* BEGIN Records for the task *

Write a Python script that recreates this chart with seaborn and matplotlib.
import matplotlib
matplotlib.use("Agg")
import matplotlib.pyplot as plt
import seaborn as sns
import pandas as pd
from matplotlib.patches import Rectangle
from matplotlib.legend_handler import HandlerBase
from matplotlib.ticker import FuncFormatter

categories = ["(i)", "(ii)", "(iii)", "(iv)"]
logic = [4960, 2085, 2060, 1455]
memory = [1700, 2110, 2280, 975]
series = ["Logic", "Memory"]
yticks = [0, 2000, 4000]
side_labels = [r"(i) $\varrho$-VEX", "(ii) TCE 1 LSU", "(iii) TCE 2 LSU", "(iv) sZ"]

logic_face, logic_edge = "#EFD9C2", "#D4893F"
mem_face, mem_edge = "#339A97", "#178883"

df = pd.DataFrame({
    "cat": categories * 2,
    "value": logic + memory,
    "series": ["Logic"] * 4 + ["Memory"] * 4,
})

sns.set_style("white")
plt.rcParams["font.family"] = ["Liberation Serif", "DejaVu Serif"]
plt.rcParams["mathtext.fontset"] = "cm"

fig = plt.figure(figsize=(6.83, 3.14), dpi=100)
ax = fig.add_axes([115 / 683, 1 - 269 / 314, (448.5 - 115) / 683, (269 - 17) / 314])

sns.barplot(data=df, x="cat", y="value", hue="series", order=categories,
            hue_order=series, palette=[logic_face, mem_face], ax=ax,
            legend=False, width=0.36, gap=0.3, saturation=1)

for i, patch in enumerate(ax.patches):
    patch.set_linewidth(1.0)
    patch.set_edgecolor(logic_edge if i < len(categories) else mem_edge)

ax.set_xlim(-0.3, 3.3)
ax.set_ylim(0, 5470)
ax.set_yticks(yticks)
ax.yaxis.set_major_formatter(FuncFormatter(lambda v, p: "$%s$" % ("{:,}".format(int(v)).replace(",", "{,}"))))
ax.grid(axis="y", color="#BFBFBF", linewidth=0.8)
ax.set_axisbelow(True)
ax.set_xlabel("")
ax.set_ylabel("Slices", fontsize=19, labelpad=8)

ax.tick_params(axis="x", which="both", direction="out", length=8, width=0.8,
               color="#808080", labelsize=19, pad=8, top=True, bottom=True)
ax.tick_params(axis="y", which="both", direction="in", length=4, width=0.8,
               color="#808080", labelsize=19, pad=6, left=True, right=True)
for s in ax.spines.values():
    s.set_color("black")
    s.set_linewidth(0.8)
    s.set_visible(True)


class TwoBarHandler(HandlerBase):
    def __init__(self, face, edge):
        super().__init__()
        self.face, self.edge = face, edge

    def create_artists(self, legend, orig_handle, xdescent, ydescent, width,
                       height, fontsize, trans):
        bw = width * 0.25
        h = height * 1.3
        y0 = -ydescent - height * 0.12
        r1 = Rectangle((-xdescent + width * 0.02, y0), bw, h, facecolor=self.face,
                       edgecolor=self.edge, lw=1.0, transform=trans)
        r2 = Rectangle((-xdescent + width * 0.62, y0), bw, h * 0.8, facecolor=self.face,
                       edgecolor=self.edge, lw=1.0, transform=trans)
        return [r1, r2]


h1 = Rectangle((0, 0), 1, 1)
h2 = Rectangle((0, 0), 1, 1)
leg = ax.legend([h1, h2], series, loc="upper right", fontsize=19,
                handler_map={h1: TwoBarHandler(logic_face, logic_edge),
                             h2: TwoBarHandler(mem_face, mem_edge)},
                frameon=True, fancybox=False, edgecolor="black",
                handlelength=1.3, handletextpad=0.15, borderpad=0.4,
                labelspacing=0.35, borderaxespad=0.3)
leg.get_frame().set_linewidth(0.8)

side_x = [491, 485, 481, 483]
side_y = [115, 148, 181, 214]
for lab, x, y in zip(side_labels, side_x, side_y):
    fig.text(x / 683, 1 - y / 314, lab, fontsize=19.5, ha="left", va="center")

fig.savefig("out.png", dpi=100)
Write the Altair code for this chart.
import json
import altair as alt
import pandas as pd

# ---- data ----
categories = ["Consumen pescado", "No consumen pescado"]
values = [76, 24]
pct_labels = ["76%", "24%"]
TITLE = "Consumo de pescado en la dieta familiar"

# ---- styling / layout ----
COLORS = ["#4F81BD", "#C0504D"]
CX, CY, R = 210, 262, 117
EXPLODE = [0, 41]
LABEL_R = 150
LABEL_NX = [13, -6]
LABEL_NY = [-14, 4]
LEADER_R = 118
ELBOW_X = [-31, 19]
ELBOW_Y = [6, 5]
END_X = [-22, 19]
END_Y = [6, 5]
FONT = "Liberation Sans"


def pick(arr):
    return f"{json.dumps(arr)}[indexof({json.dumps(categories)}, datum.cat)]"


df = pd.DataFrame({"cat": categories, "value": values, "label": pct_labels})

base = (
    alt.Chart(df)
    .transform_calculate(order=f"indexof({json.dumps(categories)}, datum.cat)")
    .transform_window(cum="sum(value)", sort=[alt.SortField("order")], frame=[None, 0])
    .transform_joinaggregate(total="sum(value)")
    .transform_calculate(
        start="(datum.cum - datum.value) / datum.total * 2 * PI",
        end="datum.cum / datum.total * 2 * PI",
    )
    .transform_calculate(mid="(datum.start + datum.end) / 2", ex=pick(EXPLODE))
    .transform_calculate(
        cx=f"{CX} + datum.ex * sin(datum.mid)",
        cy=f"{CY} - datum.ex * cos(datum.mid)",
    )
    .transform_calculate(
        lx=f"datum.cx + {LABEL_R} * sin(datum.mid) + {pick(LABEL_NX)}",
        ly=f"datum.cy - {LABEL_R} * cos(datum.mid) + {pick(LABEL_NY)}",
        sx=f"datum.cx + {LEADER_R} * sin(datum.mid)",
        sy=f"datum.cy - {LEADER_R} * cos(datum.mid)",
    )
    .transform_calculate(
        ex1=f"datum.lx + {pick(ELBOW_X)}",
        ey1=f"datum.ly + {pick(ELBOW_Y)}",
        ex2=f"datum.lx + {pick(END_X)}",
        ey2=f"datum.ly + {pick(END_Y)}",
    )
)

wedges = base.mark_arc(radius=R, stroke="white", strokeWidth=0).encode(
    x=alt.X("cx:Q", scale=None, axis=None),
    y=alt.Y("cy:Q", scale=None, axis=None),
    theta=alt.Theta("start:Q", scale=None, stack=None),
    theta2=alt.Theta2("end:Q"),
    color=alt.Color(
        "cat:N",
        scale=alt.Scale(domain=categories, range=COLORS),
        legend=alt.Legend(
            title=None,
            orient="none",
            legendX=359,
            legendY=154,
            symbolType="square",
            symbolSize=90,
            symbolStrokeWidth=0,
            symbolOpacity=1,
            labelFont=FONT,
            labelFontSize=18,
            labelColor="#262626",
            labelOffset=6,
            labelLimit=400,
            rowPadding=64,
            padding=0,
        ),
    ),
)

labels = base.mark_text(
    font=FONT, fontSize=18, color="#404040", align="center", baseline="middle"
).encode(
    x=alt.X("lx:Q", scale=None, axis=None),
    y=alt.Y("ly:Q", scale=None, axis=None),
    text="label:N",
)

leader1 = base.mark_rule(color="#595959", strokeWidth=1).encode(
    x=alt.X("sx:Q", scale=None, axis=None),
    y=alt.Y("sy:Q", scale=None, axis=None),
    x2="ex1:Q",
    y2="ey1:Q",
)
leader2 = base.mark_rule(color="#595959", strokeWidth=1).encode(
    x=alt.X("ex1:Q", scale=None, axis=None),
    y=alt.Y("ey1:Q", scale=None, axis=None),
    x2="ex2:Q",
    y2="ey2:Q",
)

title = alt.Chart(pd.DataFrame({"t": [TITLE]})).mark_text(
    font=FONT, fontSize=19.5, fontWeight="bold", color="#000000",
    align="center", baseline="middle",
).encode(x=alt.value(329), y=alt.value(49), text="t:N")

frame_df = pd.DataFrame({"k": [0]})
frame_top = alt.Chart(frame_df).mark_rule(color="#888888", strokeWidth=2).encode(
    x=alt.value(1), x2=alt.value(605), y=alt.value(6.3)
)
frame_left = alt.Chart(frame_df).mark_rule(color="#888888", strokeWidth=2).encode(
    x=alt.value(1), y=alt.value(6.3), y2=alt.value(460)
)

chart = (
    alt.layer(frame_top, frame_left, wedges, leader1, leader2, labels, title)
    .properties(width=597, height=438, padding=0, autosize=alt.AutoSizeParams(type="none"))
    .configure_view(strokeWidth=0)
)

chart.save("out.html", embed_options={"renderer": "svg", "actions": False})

* END Records for the task *

Stated task:
State only the count of lines above that hold the string "Write".

Correct output:
2